EXIGÊNCIA DESNECESSÁRIA
Segundo Fernanda, assim como a criação da central 135 diminuiu as filas nas agências, a expectativa é que a desobrigação da prova de vida otimize os serviços do INSS.
— Os servidores vão poder gastar mais tempo com concessão e revisão de benefícios, por exemplo, dando andamento a uma série de processos que estão pendentes.
Átila Abella, cofundador da lawtech Previdenciarista, considerava a exigência desnecessária diante da digitalização:
— Acho que é positiva, na medida em que desburocratiza um procedimento que, ao meu ver, já seria desnecessário. Se o INSS tem acesso às informações do Sistema Informatizado de Controle de Óbitos, a cessação e suspensão de benefícios por óbito deveria ser automática, sem necessidade de prova de vida.

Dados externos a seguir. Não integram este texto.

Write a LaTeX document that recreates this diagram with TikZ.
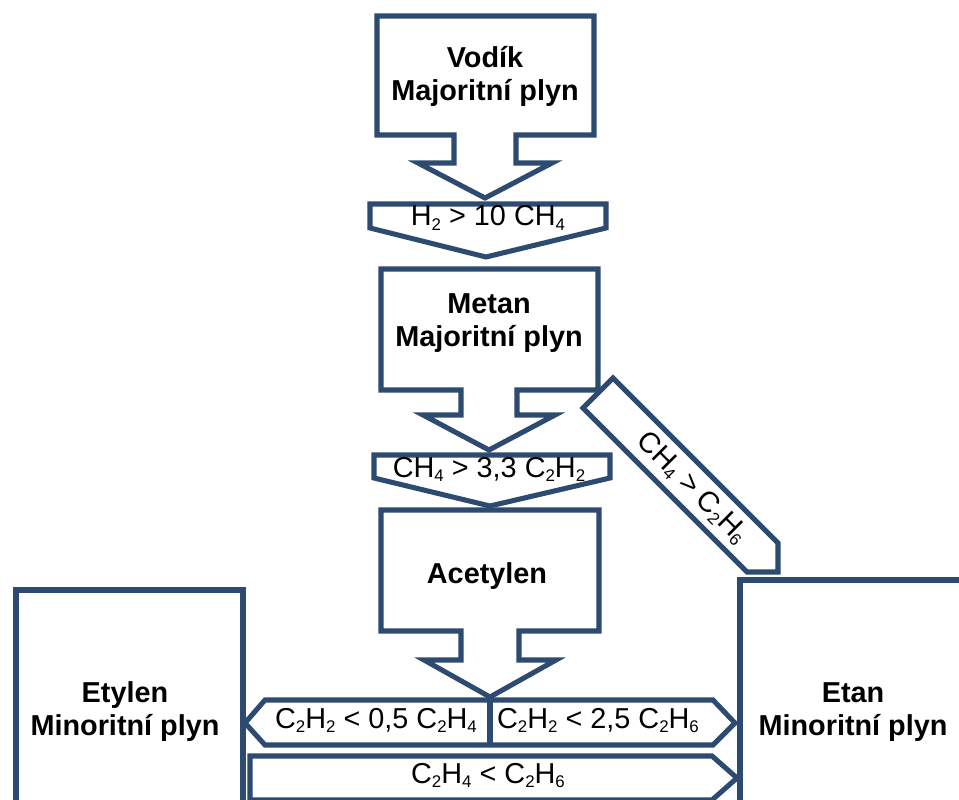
\documentclass[tikz,border=0pt]{standalone}
\usepackage{fontspec}
\setmainfont{Liberation Sans}
\usetikzlibrary{calc}
\definecolor{frame}{HTML}{2D4B70}
\newcommand{\chemsub}[1]{\raisebox{-3pt}{\fontsize{12}{12}\selectfont #1}}

\begin{document}
\begin{tikzpicture}[x=0.025cm, y=-0.025cm,
  block/.style={draw=frame, line width=3.6pt, fill=white, line join=miter},
  gas/.style={font=\fontsize{20.5}{23.5}\selectfont\bfseries, align=center, inner sep=0pt},
  cond/.style={font=\fontsize{20.5}{23.5}\selectfont, inner sep=0pt, anchor=base}]
\useasboundingbox (0,0) rectangle (959,800);
\clip (0,0) rectangle (959,800);
% major gases (callout boxes) and their conditions
\draw[block] (377,16) -- (594,16) -- (594,135) -- (516,135) -- (516,163) -- (552,163) -- (485,198) -- (418,163) -- (454,163) -- (454,135) -- (377,135) -- cycle;
\draw[block] (370,204) -- (606,204) -- (606,228) -- (486,257) -- (370,228) -- cycle;
\draw[block] (381,269) -- (598,269) -- (598,390) -- (517,390) -- (517,415) -- (555,415) -- (489,450) -- (423,415) -- (461,415) -- (461,390) -- (381,390) -- cycle;
\draw[block] (613,378) -- (778,543) -- (778,572) -- (747,572) -- (583,408) -- cycle;
\draw[block] (374,455) -- (610,455) -- (610,478) -- (490,506) -- (374,478) -- cycle;
\draw[block] (381,510) -- (599,510) -- (599,631) -- (519,631) -- (519,660) -- (556,660) -- (490,697) -- (424,660) -- (461,660) -- (461,631) -- (381,631) -- cycle;
% minor gases
\draw[block] (16,590) rectangle (243,815);
\draw[block] (740,580) rectangle (975,815);
\draw[block] (245,723) -- (265,700) -- (713,700) -- (735,723) -- (713,745) -- (265,745) -- cycle;
\draw[frame, line width=3.6pt] (490,700) -- (490,745);
\draw[block] (250,756) -- (712,756) -- (737,778) -- (712,800) -- (250,800) -- cycle;
% texts
\node[gas] (vodik) at (485,76) {Vodík\\Majoritní plyn};
\node[gas] (metan) at (489,323) {Metan\\Majoritní plyn};
\node[gas, anchor=base] (acetylen) at (487,583) {Acetylen};
\node[gas] (etylen) at (125,712) {Etylen\\Minoritní plyn};
\node[gas] (etan) at (853,712) {Etan\\Minoritní plyn};
\node[cond] (h2ch4) at (488,226) {H\chemsub{2} > 10 CH\chemsub{4}};
\node[cond] (ch4c2h2) at (489,477) {CH\chemsub{4} > 3,3 C\chemsub{2}H\chemsub{2}};
\node[cond, anchor=center, rotate=-45] (ch4c2h6) at (692,488) {CH\chemsub{4} > C\chemsub{2}H\chemsub{6}};
\node[cond] (c2h2c2h4) at (376,728) {C\chemsub{2}H\chemsub{2} < 0,5 C\chemsub{2}H\chemsub{4}};
\node[cond] (c2h2c2h6) at (598,728) {C\chemsub{2}H\chemsub{2} < 2,5 C\chemsub{2}H\chemsub{6}};
\node[cond] (c2h4c2h6) at (488,783) {C\chemsub{2}H\chemsub{4} < C\chemsub{2}H\chemsub{6}};
\end{tikzpicture}
\end{document}
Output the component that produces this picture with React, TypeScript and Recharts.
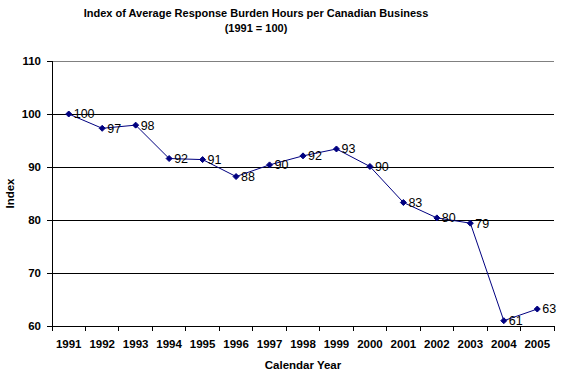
import {
  CartesianGrid,
  LabelList,
  Line,
  LineChart,
  ReferenceLine,
  XAxis,
  YAxis,
} from "recharts"

const years = [
  "1991", "1992", "1993", "1994", "1995", "1996", "1997", "1998",
  "1999", "2000", "2001", "2002", "2003", "2004", "2005",
]
const indexValues = [
  100, 97.3, 97.9, 91.6, 91.4, 88.2, 90.4, 92.1, 93.4, 90.1, 83.3, 80.4,
  79.4, 61.0, 63.2,
]
const yTicks = [60, 70, 80, 90, 100, 110]

const FONT = "'Liberation Sans', Arial, sans-serif"
const W = 564
const H = 374
const PLOT_LEFT = 52
const PLOT_RIGHT = 554
const BAND = (PLOT_RIGHT - PLOT_LEFT) / years.length

const data = years.map((year, i) => ({ year, value: indexValues[i] }))

const XTick = (props: any) => {
  const { x, y, payload, index } = props
  const half = BAND / 2
  return (
    <g shapeRendering="crispEdges">
      <line x1={x - half} x2={x - half} y1={y} y2={y + 5} stroke="#000" />
      {index === years.length - 1 && (
        <line x1={x + half} x2={x + half} y1={y} y2={y + 5} stroke="#000" />
      )}
      <text
        x={x}
        y={y + 18}
        textAnchor="middle"
        dominantBaseline="central"
        fontFamily={FONT}
        fontSize={11.5}
        fontWeight="bold"
        fill="#000"
      >
        {payload.value}
      </text>
    </g>
  )
}

const Diamond = (props: any) => {
  const { cx, cy } = props
  if (cx == null || cy == null) return null
  const r = 3
  return (
    <polygon
      points={`${cx},${cy - r} ${cx + r},${cy} ${cx},${cy + r} ${cx - r},${cy}`}
      fill="#000080"
      stroke="#000080"
    />
  )
}

export default function App() {
  return (
    <div style={{ position: "absolute", left: 0, top: 0, width: W, height: H, background: "#fff" }}>
      <div
        style={{
          position: "absolute",
          left: 0,
          top: 6,
          width: 512,
          textAlign: "center",
          fontFamily: FONT,
          fontSize: 11,
          fontWeight: "bold",
          lineHeight: "15px",
          color: "#000",
        }}
      >
        Index of Average Response Burden Hours per Canadian Business
        <br />
        (1991 = 100)
      </div>
      <LineChart
        width={W}
        height={H}
        data={data}
        margin={{ top: 61, right: 10, bottom: 0, left: 0 }}
      >
        <CartesianGrid
          vertical={false}
          horizontalValues={[70, 80, 90, 100]}
          stroke="#000"
          shapeRendering="crispEdges"
        />
        <ReferenceLine y={110} stroke="#808080" shapeRendering="crispEdges" />
        <XAxis
          dataKey="year"
          interval={0}
          height={48}
          padding={{ left: BAND / 2, right: BAND / 2 }}
          axisLine={{ stroke: "#000", shapeRendering: "crispEdges" }}
          tickLine={false}
          tickSize={0}
          tickMargin={0}
          tick={<XTick />}
          label={{
            value: "Calendar Year",
            position: "insideBottom",
            offset: 5,
            style: { fontFamily: FONT, fontSize: 11.5, fontWeight: "bold", fill: "#000" },
          }}
        />
        <YAxis
          domain={[60, 110]}
          ticks={yTicks}
          width={52}
          tickSize={5}
          tickMargin={6}
          axisLine={{ stroke: "#000", shapeRendering: "crispEdges" }}
          tickLine={{ stroke: "#000", shapeRendering: "crispEdges" }}
          tick={{ fontFamily: FONT, fontSize: 11.5, fontWeight: "bold", fill: "#000" }}
          label={{
            value: "Index",
            angle: -90,
            position: "insideLeft",
            offset: 10,
            style: { fontFamily: FONT, fontSize: 11.5, fontWeight: "bold", fill: "#000", textAnchor: "middle" },
          }}
        />
        <YAxis
          yAxisId="right"
          orientation="right"
          width={0}
          domain={[60, 110]}
          tick={false}
          tickLine={false}
          axisLine={{ stroke: "#808080", shapeRendering: "crispEdges" }}
        />
        <Line
          type="linear"
          dataKey="value"
          stroke="#000080"
          strokeWidth={1}
          dot={<Diamond />}
          activeDot={false}
          isAnimationActive={false}
        >
          <LabelList
            dataKey="value"
            position="right"
            offset={5}
            formatter={(v: any) => Math.round(Number(v))}
            style={{ fontFamily: FONT, fontSize: 12.5, fill: "#000" }}
          />
        </Line>
      </LineChart>
    </div>
  )
}
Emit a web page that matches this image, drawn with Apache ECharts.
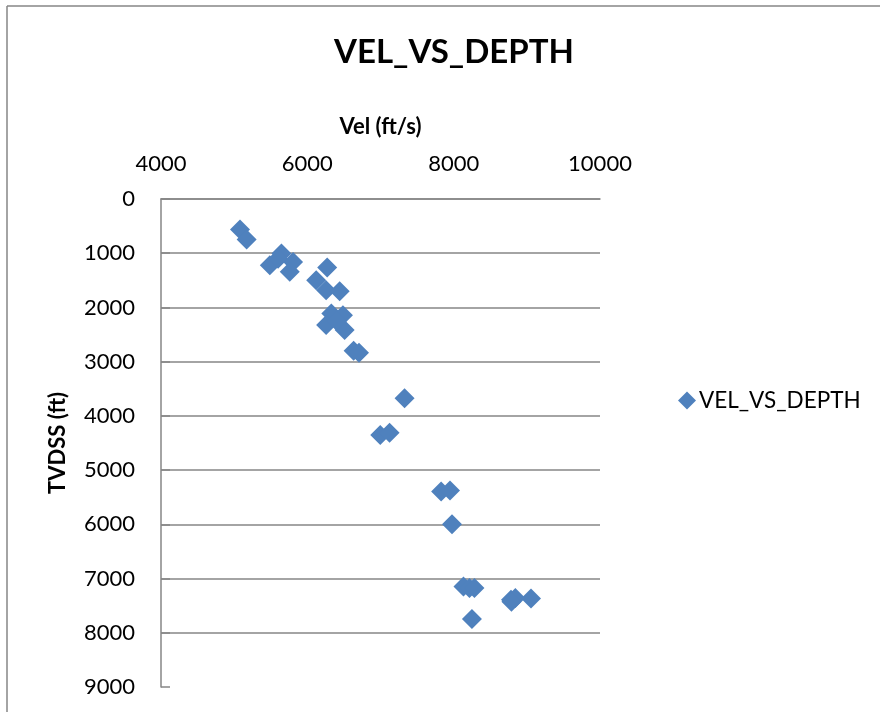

Entre as mudanças, deve ser implementada a prova de vida on-line para quem ainda precisar fazê-la. Para Fernanda, do IBPD, isso é um problema:
— A maioria dos beneficiários é de pessoas com pouca instrução e que, muitas vezes, não têm acesso à internet. Essa população pobre pode entrar num limbo.
Bolsonaro elogiou o fim da exigência, que considerava uma “desumanidade”.
— Pegar uma pessoa dessas, botar em uma van, em um carro, táxi, para fazer uma prova de vida é um ato de desumanidade.
Tentativa de evitar fraudes
> A prova de vida do INSS foi criada em março de 2011, para reduzir fraudes no sistema previdenciário. Como os sistemas não eram totalmente informatizados, a atualização de dados era difícil e lenta, facilitando a ação dos fraudadores.
> A coordenadora-adjunta do Instituto Brasileiro de Direito Previdenciário (IBDP),Fernanda Angeli Veloso,lembra que a informação de um óbito podia levar meses ou até anos para chegar ao INSS.Hoje,a tecnologia permite o acesso rápido a informações, tornando sem sentido a prova de vida.
> — Se a pessoa vinha a óbito no interior da Bahia, demorava meses, ou até anos, para que essa informação chegasse ao INSS.
> Segundo ela,mais de 36 milhões de pessoas tinham de ir ao banco provar que estavam vivas. Agora,isso é exceção.